Thaís – A Motim é um lugar que conheci frequentando, tanto pra assistir shows, tocar, participar de rodas de conversa, oficinas. E desde sempre, foi meu segundo lar! Eu me sentia acolhida, segura, respeitada. Assim que houve o convite para participar da administração da Motim eu tive que aceitar. O espaço e as pessoas que estão ali comigo na administração representam muito pra mim, representam o modelo de sociedade que eu acredito: ações coletivas em prol de um mundo mais seguro pra gente que é preto, mulher, LGBTQ. Então tá sendo uma experiência maravilhosa, conseguir fazer de uma forma concreta tudo aquilo que eu idealizava, que eu queria que existisse no mundo. Então tentamos fazer o melhor pra que todo mundo se sinta bem ali. É uma realização muito grande. Existem muitas dificuldades pra gente manter o espaço, a gente não tá lá pelo lucro. A gente tá lá lutando pelo que acredita, ainda mais nesses tempos em que tão tomando notoriedade tantas criaturas racistas, fascistas, machistas e escrotas, que trazem uma onda de opressão descarada e que abominam pessoas e espaços como o nosso. A gente sabe que é difícil bancar tudo isso, mas a gente acredita muito e não vai desistir.
O que deseja ver no futuro da cena sapatona no Rock?

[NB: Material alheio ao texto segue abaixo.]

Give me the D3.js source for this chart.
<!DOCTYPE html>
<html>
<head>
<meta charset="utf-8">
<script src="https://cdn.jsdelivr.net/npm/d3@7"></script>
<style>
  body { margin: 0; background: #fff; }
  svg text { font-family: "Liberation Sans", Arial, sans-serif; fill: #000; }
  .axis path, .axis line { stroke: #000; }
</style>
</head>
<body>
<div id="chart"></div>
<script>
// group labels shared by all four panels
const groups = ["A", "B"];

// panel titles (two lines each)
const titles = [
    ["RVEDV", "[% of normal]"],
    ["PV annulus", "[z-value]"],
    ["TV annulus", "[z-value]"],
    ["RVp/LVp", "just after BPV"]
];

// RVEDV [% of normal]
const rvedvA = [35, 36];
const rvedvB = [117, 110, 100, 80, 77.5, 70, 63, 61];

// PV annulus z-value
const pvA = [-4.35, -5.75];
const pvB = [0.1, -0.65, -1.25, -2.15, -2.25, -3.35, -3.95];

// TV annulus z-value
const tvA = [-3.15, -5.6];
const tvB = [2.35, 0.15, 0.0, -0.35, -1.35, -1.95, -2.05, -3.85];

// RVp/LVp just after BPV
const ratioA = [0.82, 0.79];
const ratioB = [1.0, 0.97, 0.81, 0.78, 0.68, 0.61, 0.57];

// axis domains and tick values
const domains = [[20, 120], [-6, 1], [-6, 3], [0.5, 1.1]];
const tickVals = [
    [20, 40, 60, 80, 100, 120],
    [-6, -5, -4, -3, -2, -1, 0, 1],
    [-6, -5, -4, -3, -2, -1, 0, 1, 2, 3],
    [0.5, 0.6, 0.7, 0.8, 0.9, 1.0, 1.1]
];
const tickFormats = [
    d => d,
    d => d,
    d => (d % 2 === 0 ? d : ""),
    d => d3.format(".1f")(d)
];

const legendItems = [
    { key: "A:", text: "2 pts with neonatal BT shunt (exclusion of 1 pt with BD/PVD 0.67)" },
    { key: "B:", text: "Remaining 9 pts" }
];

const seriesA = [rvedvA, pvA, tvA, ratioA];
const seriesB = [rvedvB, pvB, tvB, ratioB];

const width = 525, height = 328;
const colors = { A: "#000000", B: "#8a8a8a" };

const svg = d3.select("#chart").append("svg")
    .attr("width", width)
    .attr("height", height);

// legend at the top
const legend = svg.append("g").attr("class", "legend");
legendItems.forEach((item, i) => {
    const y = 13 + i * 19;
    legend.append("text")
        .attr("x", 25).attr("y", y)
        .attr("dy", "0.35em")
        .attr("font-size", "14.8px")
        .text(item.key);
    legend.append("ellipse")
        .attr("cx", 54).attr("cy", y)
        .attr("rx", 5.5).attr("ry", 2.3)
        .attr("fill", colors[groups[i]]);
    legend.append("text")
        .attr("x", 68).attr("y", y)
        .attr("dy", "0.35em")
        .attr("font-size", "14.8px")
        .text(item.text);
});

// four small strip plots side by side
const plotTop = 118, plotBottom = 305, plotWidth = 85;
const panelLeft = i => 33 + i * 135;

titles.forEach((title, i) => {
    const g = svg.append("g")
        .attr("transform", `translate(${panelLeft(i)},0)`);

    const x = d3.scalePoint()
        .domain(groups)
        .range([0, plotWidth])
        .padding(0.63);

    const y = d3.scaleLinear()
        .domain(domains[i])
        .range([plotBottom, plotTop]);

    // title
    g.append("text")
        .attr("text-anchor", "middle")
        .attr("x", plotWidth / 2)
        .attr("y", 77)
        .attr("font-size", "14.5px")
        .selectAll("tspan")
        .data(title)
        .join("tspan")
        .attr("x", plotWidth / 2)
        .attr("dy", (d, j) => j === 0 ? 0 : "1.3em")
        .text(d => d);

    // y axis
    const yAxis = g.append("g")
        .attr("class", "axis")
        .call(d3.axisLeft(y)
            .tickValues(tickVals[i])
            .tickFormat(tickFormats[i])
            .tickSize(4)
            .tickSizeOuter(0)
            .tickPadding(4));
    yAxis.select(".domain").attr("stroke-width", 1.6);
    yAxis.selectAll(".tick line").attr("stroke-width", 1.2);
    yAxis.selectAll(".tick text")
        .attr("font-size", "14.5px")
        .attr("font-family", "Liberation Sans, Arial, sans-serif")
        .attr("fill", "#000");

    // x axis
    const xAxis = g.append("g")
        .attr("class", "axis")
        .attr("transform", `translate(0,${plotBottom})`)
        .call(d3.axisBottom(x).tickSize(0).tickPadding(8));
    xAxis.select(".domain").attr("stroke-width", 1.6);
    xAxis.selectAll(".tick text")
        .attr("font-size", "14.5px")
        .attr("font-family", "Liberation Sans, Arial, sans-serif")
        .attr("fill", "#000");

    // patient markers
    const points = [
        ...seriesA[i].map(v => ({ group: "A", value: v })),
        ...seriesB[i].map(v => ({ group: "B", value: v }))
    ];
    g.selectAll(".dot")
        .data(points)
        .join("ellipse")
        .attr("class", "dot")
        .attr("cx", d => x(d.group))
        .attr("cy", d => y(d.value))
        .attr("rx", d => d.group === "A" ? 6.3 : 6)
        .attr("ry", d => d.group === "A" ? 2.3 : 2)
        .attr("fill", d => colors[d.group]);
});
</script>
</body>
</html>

Thaís – Eu adoro Rock, e espero que a cena aumente, tenha mais representatividade pra mulheres, pessoas LGBTQ, pessoas pretas. E não só isso, mas que o discurso, a prática, o espírito Rock’n roll, esteja vivo no coração das pessoas, aí ele vai alcançar periferia, alcançar tudo, deixar de ser esse clubinho que se tornou. O que eu torço é que esse rock feito por pessoas conservadoras, pessoas brancas de classe média, classe média alta, que se dizem hiper desconstruídas, mas não perdem uma oportunidade de serem racistas, elitistas, preconceituosas em geral, pra reforçarem opressões… Que esse rock delas desapareça, pra mim ele nem existe, ele nem é uma atitude Rock’n roll. Eu desejo que o espírito Rock’n roll renasça, reviva, tal como ele era nas suas raízes, e como ele ainda é para muitas pessoas por aí. Eu nunca vou desistir disso, espero que esse espírito Rock’n roll reine, e aumente.